Would you copy the records below, exactly and only from their first line through the line containing "12.1, 13.1, 11.1, 8.7, 13.0, 17.1, 19.6, 21.2]", without any pictures?
======
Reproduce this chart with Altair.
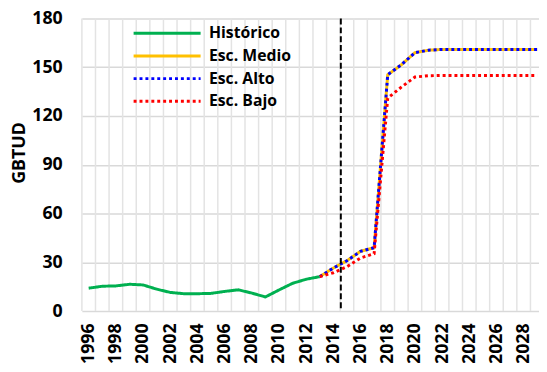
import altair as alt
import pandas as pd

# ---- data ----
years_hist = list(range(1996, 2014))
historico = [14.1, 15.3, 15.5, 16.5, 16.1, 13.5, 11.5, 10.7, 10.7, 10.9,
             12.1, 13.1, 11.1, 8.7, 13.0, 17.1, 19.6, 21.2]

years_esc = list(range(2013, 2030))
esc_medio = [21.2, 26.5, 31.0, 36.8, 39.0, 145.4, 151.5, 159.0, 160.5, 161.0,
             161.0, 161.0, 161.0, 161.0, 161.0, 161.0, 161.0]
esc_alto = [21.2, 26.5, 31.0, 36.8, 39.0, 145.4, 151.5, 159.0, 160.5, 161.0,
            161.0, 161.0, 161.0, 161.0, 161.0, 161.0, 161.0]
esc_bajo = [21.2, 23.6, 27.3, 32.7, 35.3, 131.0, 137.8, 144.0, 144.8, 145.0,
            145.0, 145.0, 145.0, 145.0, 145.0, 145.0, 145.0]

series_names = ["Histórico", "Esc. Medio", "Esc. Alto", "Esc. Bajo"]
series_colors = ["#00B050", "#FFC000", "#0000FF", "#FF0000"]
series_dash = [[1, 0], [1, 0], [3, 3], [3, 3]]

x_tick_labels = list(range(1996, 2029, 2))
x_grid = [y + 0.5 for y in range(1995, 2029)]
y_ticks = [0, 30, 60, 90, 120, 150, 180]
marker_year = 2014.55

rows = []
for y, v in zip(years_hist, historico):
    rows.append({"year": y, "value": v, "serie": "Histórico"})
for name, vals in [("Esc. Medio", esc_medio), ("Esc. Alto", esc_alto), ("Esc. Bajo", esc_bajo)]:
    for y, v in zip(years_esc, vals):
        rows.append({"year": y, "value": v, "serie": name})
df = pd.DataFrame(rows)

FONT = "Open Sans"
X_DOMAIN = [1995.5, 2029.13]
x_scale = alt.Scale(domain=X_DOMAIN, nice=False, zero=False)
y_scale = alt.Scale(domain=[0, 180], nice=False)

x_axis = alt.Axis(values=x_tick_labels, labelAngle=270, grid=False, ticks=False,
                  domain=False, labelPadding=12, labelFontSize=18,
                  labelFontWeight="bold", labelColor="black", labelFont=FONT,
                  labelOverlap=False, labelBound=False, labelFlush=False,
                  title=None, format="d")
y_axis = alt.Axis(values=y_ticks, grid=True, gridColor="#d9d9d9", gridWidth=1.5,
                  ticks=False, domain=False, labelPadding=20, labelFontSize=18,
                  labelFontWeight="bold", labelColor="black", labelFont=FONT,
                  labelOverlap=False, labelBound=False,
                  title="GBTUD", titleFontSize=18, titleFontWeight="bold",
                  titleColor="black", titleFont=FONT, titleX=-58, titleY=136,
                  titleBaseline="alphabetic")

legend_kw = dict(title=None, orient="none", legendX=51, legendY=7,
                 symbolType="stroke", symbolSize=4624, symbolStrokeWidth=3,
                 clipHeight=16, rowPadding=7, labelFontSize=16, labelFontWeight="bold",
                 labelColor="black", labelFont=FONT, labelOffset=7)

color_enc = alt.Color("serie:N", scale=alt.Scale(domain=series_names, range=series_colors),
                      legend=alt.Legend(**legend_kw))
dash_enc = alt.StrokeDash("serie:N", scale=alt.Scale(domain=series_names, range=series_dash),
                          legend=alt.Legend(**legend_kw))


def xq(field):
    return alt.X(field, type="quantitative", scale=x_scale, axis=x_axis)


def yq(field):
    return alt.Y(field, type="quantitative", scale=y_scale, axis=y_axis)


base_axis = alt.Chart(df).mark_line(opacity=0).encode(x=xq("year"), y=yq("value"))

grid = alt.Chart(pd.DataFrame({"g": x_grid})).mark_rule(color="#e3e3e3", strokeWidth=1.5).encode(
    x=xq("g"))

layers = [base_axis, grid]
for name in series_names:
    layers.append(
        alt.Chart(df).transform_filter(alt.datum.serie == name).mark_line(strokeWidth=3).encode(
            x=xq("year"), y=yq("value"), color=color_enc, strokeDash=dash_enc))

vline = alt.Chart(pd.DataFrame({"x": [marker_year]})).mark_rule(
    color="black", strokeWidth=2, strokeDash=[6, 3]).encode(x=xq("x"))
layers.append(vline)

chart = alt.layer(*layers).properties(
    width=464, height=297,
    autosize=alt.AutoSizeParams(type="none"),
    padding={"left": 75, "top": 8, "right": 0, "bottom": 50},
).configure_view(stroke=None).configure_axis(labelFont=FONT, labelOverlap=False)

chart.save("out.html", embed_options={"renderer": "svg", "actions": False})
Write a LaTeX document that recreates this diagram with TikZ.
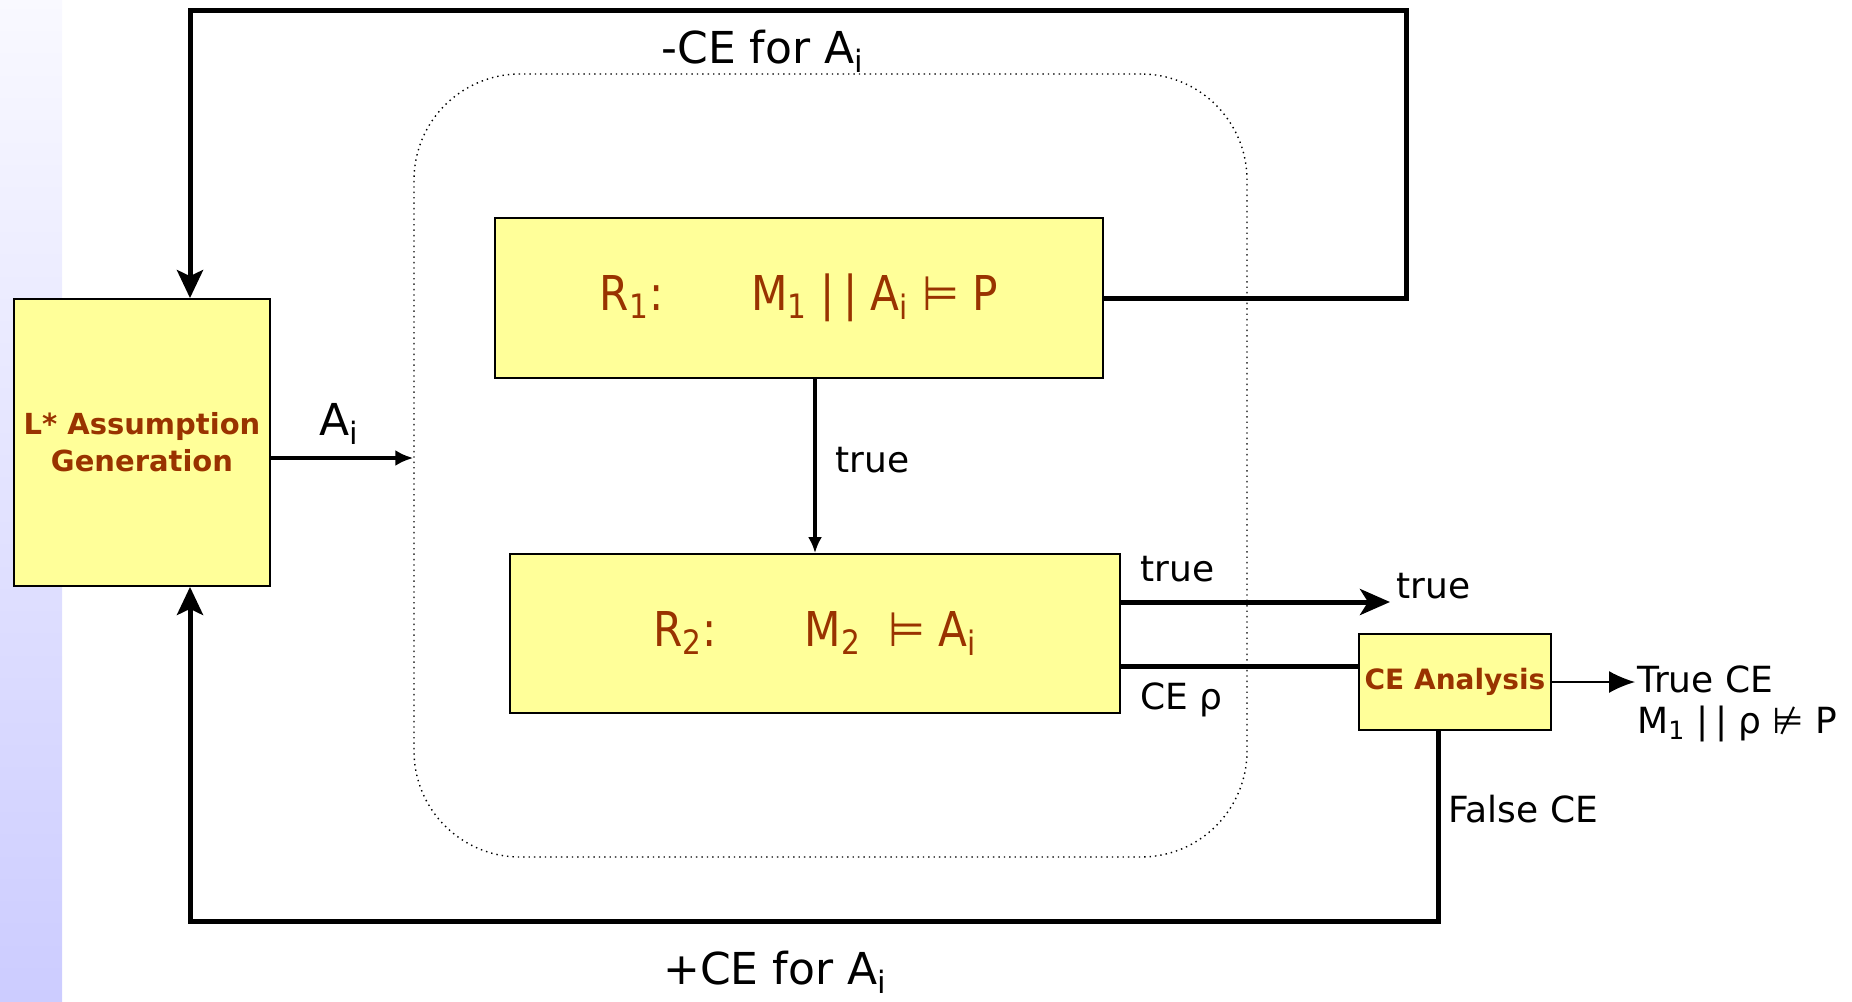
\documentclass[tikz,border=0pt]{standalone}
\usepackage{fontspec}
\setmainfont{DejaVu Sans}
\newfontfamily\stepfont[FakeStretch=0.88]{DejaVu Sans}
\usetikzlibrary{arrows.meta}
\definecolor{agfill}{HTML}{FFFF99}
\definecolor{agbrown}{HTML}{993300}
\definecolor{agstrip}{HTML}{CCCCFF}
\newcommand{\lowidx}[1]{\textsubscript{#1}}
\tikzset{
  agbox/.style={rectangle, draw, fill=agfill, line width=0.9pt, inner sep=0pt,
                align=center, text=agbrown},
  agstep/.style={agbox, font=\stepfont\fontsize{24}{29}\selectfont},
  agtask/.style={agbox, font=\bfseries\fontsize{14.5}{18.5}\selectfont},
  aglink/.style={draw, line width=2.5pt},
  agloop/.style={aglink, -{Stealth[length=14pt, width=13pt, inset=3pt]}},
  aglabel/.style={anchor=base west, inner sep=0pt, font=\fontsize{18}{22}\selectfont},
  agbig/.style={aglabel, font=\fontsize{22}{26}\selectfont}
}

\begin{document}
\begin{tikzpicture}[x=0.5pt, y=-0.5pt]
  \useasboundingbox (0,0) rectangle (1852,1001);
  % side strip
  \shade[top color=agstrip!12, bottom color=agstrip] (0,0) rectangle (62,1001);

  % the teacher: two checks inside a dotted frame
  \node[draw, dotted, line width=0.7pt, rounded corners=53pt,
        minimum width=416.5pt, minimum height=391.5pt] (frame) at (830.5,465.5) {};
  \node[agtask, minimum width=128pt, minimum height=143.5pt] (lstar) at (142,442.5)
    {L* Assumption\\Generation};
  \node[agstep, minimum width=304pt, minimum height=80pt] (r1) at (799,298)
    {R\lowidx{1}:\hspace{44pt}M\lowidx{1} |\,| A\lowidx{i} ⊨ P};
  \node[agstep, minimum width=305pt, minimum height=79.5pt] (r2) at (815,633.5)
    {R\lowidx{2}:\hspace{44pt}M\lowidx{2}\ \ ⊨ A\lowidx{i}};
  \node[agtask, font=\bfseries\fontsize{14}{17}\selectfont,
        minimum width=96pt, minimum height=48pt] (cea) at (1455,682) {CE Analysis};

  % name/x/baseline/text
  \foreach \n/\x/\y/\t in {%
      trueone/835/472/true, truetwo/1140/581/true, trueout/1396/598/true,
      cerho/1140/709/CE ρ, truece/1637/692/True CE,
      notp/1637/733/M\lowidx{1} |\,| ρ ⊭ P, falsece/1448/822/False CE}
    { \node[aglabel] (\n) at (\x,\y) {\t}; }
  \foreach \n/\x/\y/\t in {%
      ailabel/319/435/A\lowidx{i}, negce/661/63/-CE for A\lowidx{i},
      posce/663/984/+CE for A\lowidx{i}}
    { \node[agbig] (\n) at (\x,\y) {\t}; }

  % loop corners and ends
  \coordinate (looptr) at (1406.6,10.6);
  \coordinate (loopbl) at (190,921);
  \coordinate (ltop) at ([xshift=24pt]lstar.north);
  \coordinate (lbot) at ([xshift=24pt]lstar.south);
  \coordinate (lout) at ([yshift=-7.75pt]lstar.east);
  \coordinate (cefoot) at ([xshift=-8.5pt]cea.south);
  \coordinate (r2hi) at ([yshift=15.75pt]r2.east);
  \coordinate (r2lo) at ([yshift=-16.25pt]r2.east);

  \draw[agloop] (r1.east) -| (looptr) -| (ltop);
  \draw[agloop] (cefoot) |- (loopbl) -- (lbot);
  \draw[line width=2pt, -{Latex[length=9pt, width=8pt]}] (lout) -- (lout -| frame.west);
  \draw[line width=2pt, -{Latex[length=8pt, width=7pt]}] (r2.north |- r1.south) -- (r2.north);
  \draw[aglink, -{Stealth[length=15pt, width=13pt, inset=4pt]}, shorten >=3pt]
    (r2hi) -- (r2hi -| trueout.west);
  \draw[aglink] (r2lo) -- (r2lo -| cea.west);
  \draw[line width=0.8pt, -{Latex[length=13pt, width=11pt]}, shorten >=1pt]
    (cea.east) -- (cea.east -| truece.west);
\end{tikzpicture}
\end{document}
======
- **SOLUTION FOR THIS PROBLEM**
Reproduce this chart with Altair.
import altair as alt
import pandas as pd

# ---- data ----
years_hist = list(range(1996, 2014))
historico = [14.1, 15.3, 15.5, 16.5, 16.1, 13.5, 11.5, 10.7, 10.7, 10.9,
             12.1, 13.1, 11.1, 8.7, 13.0, 17.1, 19.6, 21.2]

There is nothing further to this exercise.